Game day at Comerica Park, home to the Detroit Tigers.

Game day at Comerica Park, home to the Detroit Tigers.

With stadiums for the Detroit Tigers, Lions and Red Wings all located in the downtown area, easy access to sports is a big part of both local pride and another incentive to live downtown. For home games, several acres of open-air parking lots near Comerica Park (Tigers), or Ford Field (Lions), fill with cars of fans. Some locals gripe that while there are certainly economic boosts from the stadiums, they leave the area desolate of consumers and foot traffic when it isn’t game day.

Relocation of the Red Wings to a new stadium between Downtown and Midtown is expected to bring enhanced investment and interest to the rundown area between the two neighborhoods. Announced this summer by team owners Mike and Marian Ilitch, the development will recreate more than 10 square city blocks with mixed-use housing, retail, restaurants and other development around the stadium footprint.  A $1.8 billion economic impact and more than 8,000 construction jobs are forecast.

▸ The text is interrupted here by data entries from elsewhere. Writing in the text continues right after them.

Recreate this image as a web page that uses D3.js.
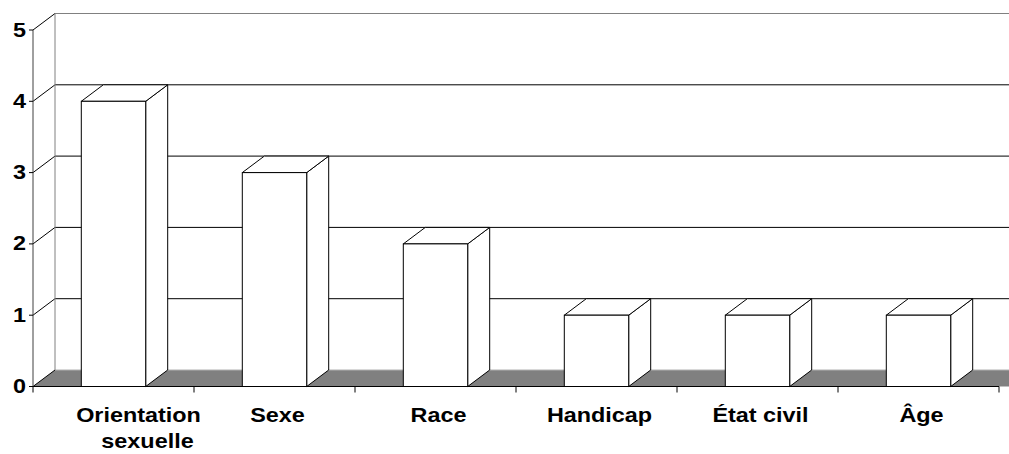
<!DOCTYPE html>
<html>
<head>
<meta charset="utf-8">
<script src="https://cdn.jsdelivr.net/npm/d3@7"></script>
<style>
  html, body { margin: 0; padding: 0; background: #fff; }
  svg { display: block; }
  text { font-family: "Liberation Sans", Arial, sans-serif; font-weight: bold; fill: #000; }
</style>
</head>
<body>
<svg id="chart" width="1009" height="454"></svg>
<script>
// Category labels (line breaks mark wrapped labels)
const categories = ["Orientation\nsexuelle", "Sexe", "Race", "Handicap", "État civil", "Âge"];
// Counts per category
const values = [4, 3, 2, 1, 1, 1];
// Value axis ticks
const yTicks = [0, 1, 2, 3, 4, 5];

const svg = d3.select("#chart");

// Depth offset of the 3D box (front plane -> back wall)
const DX = 22, DY = -16.5;
const left = 33, right = 999;

const x = d3.scaleBand().domain(categories).range([left, right])
  .paddingInner(0.6).paddingOuter(0.3);
const y = d3.scaleLinear().domain([0, 5]).range([386.5, 30]);
const bw = x.bandwidth();
const step = x.step();
const yMax = yTicks[yTicks.length - 1];

const pts = a => a.map(p => p.join(",")).join(" ");

// Back wall
svg.append("rect")
  .attr("x", left + DX).attr("y", y(yMax) + DY)
  .attr("width", right - left + 40).attr("height", y(0) - y(yMax))
  .attr("fill", "#fff");

// Floor
svg.append("polygon")
  .attr("points", pts([[left, y(0)], [right + 40, y(0)], [right + 40 + DX, y(0) + DY], [left + DX, y(0) + DY]]))
  .attr("fill", "#808080");
svg.append("line")
  .attr("x1", left + DX).attr("x2", right + DX + 40)
  .attr("y1", y(0) + DY).attr("y2", y(0) + DY)
  .attr("stroke", "#b0b0b0").attr("stroke-width", 1);

// Gridlines: diagonal on the side wall, horizontal on the back wall
const grid = svg.append("g");
yTicks.forEach(v => {
  grid.append("line")
    .attr("x1", left).attr("y1", y(v))
    .attr("x2", left + DX).attr("y2", y(v) + DY)
    .attr("stroke", "#000").attr("stroke-width", 1);
  if (v > 0) {
    grid.append("line")
      .attr("x1", left + DX).attr("x2", right + DX + 40)
      .attr("y1", y(v) + DY).attr("y2", y(v) + DY)
      .attr("stroke", v === yMax ? "#808080" : "#000").attr("stroke-width", 1);
  }
});

// Back corner of the walls
svg.append("line")
  .attr("x1", left + DX).attr("x2", left + DX)
  .attr("y1", y(yMax) + DY).attr("y2", y(0) + DY)
  .attr("stroke", "#808080").attr("stroke-width", 1);

// 3D columns
const bars = svg.append("g");
categories.forEach((c, i) => {
  const x0 = x(c), x1 = x0 + bw, yt = y(values[i]), yb = y(0);
  const g = bars.append("g")
    .attr("fill", "#fff").attr("stroke", "#000").attr("stroke-width", 1)
    .attr("stroke-linejoin", "miter");
  g.append("polygon")
    .attr("points", pts([[x1, yb], [x1, yt], [x1 + DX, yt + DY], [x1 + DX, yb + DY]]));
  g.append("polygon")
    .attr("points", pts([[x0, yt], [x1, yt], [x1 + DX, yt + DY], [x0 + DX, yt + DY]]));
  g.append("rect")
    .attr("x", x0).attr("y", yt).attr("width", bw).attr("height", yb - yt);
});

// Value axis
svg.append("line")
  .attr("x1", left).attr("x2", left).attr("y1", y(yMax)).attr("y2", y(0))
  .attr("stroke", "#404040").attr("stroke-width", 1);
const yAxis = svg.append("g");
yTicks.forEach(v => {
  yAxis.append("line")
    .attr("x1", left - 4).attr("x2", left).attr("y1", y(v)).attr("y2", y(v))
    .attr("stroke", "#000").attr("stroke-width", 1);
  yAxis.append("text")
    .attr("transform", `translate(26,${y(v) + 6.5}) scale(1.2,1)`)
    .attr("text-anchor", "end")
    .attr("font-size", "19.5px")
    .text(d3.format("d")(v));
});

// Category axis
svg.append("line")
  .attr("x1", left).attr("x2", right).attr("y1", y(0)).attr("y2", y(0))
  .attr("stroke", "#000").attr("stroke-width", 1);
const xAxis = svg.append("g");
d3.range(categories.length + 1).forEach(k => {
  const xt = left + k * step;
  xAxis.append("line")
    .attr("x1", xt).attr("x2", xt).attr("y1", y(0)).attr("y2", y(0) + 6)
    .attr("stroke", "#000").attr("stroke-width", 1);
});
categories.forEach(c => {
  const lines = c.split("\n");
  const cx = x(c) + bw / 2;
  lines.forEach((ln, j) => {
    const shift = lines.length > 1 ? 25 + j * 9 : 3;
    xAxis.append("text")
      .attr("transform", `translate(${cx + shift},${421.5 + j * 26}) scale(1.2,1)`)
      .attr("text-anchor", "middle")
      .attr("font-size", "19.5px")
      .text(ln);
  });
});
</script>
</body>
</html>
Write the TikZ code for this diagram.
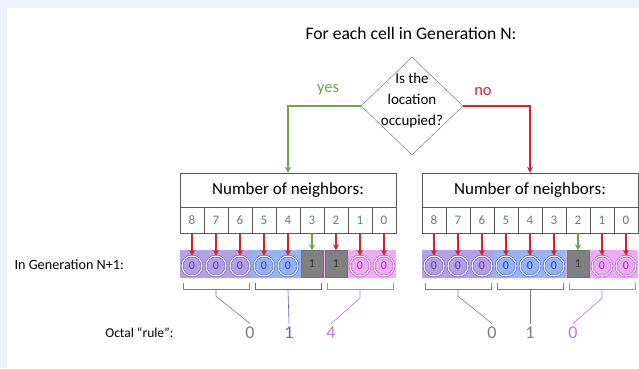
\documentclass[tikz,border=0pt]{standalone}
\usepackage{fontspec}
\setmainfont{Carlito}
\usetikzlibrary{arrows.meta,positioning,shapes.geometric}

\definecolor{pageblue}{RGB}{238,241,251}
\definecolor{lowgrp}{RGB}{178,160,232}
\definecolor{midgrp}{RGB}{150,180,245}
\definecolor{highgrp}{RGB}{236,172,242}
\definecolor{lowring}{RGB}{80,60,150}
\definecolor{midring}{RGB}{40,60,190}
\definecolor{highring}{RGB}{170,40,190}
\definecolor{yesgreen}{RGB}{110,165,70}
\definecolor{nored}{RGB}{222,30,40}
\definecolor{countgray}{RGB}{100,125,125}
\definecolor{rulegray}{RGB}{125,125,125}
\definecolor{ruleblue}{RGB}{95,95,205}
\definecolor{ruleviolet}{RGB}{195,115,225}

\begin{document}
\begin{tikzpicture}[x=1pt, y=-1pt,
    hdr/.style={draw=black!65, fill=white, minimum width=216pt, minimum height=34pt, inner sep=0pt, font=\fontsize{17}{19}\selectfont},
    cnt/.style={draw=black!65, fill=white, minimum width=24pt, minimum height=26pt, inner sep=0pt, text=countgray, font=\fontsize{13}{14}\selectfont},
    band/.style={fill=#1, minimum width=72pt, minimum height=28pt, inner sep=0pt},
    dead/.style={circle, draw=#1, double=#1!12, double distance=1.4pt, minimum size=20pt, inner sep=0pt, text=#1, font=\fontsize{12}{12}\selectfont},
    alive/.style={draw=black!55, fill=black!50, minimum width=22pt, minimum height=27pt, inner sep=0pt, text=black!80, font=\fontsize{12}{12}\selectfont},
    kill/.style={-{Stealth[length=6pt,width=6pt]}, nored, line width=1.6pt},
    keep/.style={-{Stealth[length=6pt,width=6pt]}, yesgreen, line width=1.6pt},
    brk/.style={draw=#1, line width=0.6pt},
    octal/.style={text=#1, font=\fontsize{18}{18}\selectfont}
]
% page
\fill[white] (0,0) rectangle (639,368);
\fill[pageblue] (0,0) rectangle (639,8);
\fill[pageblue] (0,0) rectangle (7,368);
\useasboundingbox (0,0) rectangle (639,368);

% question
\node[font=\fontsize{17.6}{20}\selectfont] (ttl) at (411,33) {For each cell in Generation N:};
\node[diamond, draw=black!60, fill=white, minimum width=102pt, minimum height=98pt, inner sep=0pt] (dia) at (412,106) {};
\node[align=center, inner sep=0pt, font=\fontsize{15}{21}\selectfont] (ask) at ([yshift=6pt]dia.center) {Is the\\location\\occupied?};
\node[text=yesgreen, font=\fontsize{16.5}{18}\selectfont] (yes) at (328,90) {yes};
\node[text=nored, font=\fontsize{16.5}{18}\selectfont] (no) at (483,92) {no};

% neighbour tables
\node[hdr] (lhdr) at (288,190) {Number of neighbors:\hspace{16pt}};
\node[hdr] (rhdr) at (530,190) {Number of neighbors:\hspace{16pt}};
\foreach \n [count=\i from 0] in {8,7,6,5,4,3,2,1,0} {
  \node[cnt] (l\n) at ({192+24*\i},220) {\n};
  \node[cnt] (r\n) at ({434+24*\i},220) {\n};
}
\draw[black!70, line width=1pt] (r6.north east) -- (r6.south east);

\draw[keep] (dia.west) -| (lhdr.north);
\draw[kill] (dia.east) -| (rhdr.north);

% next generation
\node[anchor=west, font=\fontsize{14.2}{16}\selectfont] (gen) at (11,265) {In Generation N+1:};
\node[band=lowgrp] (lA) at (216,264) {};
\node[band=midgrp] (lB) at (288,264) {};
\node[band=highgrp] (lC) at (360,264) {};
\node[band=lowgrp] (rA) at (458,264) {};
\node[band=midgrp] (rB) at (530,264) {};
\node[band=highgrp] (rC) at (602,264) {};

\foreach \n/\c in {8/lowring,7/lowring,6/lowring,5/midring,4/midring,1/highring,0/highring}
  \node[dead=\c] (lc\n) at ([yshift=-2pt]l\n |- lA) {0};
\node[alive] (lc3) at (l3 |- lA) {1};
\node[alive] (lc2) at (l2 |- lA) {1};
\foreach \n/\c in {8/lowring,7/lowring,6/lowring,5/midring,4/midring,3/midring,1/highring,0/highring}
  \node[dead=\c] (rc\n) at ([yshift=-2pt]r\n |- rA) {0};
\node[alive] (rc2) at (r2 |- rA) {1};

\foreach \n in {8,7,6,5,4,2,1,0}
  \draw[kill] (l\n.south) -- (lc\n.north);
\draw[keep] (l3.south) -- (lc3.north);
\foreach \n in {8,7,6,5,4,3,1,0}
  \draw[kill] (r\n.south) -- (rc\n.north);
\draw[keep] (r2.south) -- (rc2.north);

% octal digits
\node[anchor=east, font=\fontsize{13.5}{15}\selectfont] (oct) at (177,333) {Octal ``rule'':};
\node[octal=rulegray] (lo1) at (250,333) {0};
\node[octal=ruleblue] (lo2) at (289,333) {1};
\node[octal=ruleviolet] (lo3) at (331,333) {4};
\node[octal=rulegray] (ro1) at (492,333) {0};
\node[octal=rulegray] (ro2) at (530,333) {1};
\node[octal=ruleviolet] (ro3) at (573,333) {0};

\foreach \g/\c in {lA/rulegray,lB/ruleblue,lC/ruleviolet,rA/rulegray,rB/rulegray,rC/ruleviolet} {
  \draw[brk=\c] ([shift={(3,5)}]\g.south west) -- ++(0,6) -| ([shift={(-3,5)}]\g.south east);
  \coordinate (\g m) at ([shift={(0,11)}]\g.south);
}
\draw[brk=rulegray] (lAm) -- ++(0,7) -- (lo1.north);
\draw[brk=ruleblue] (lBm) -- (lo2.north);
\draw[brk=ruleviolet] (lCm) -- ++(0,9) -- (lo3.north);
\draw[brk=rulegray] (rAm) -- ++(0,7) -- (ro1.north);
\draw[brk=rulegray] (rBm) -- (ro2.north);
\draw[brk=ruleviolet] (rCm) -- ++(0,9) -- (ro3.north);
\end{tikzpicture}
\end{document}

“It will bridge desolation between here and the central business district, and I think the effect will be contagious,” said Dan Monahan, a local contractor whose family business has worked on numerous historic residential and commercial rehab projects.

CBRE’s Latessa agrees. “You’re seeing already people start to look at where the footprint of that arena is going to be, and eyeballing surrounding properties for repurposing as multifamily.” Residual commercial opportunities – both for sports fans, workers and multifamily residents – can’t be far behind.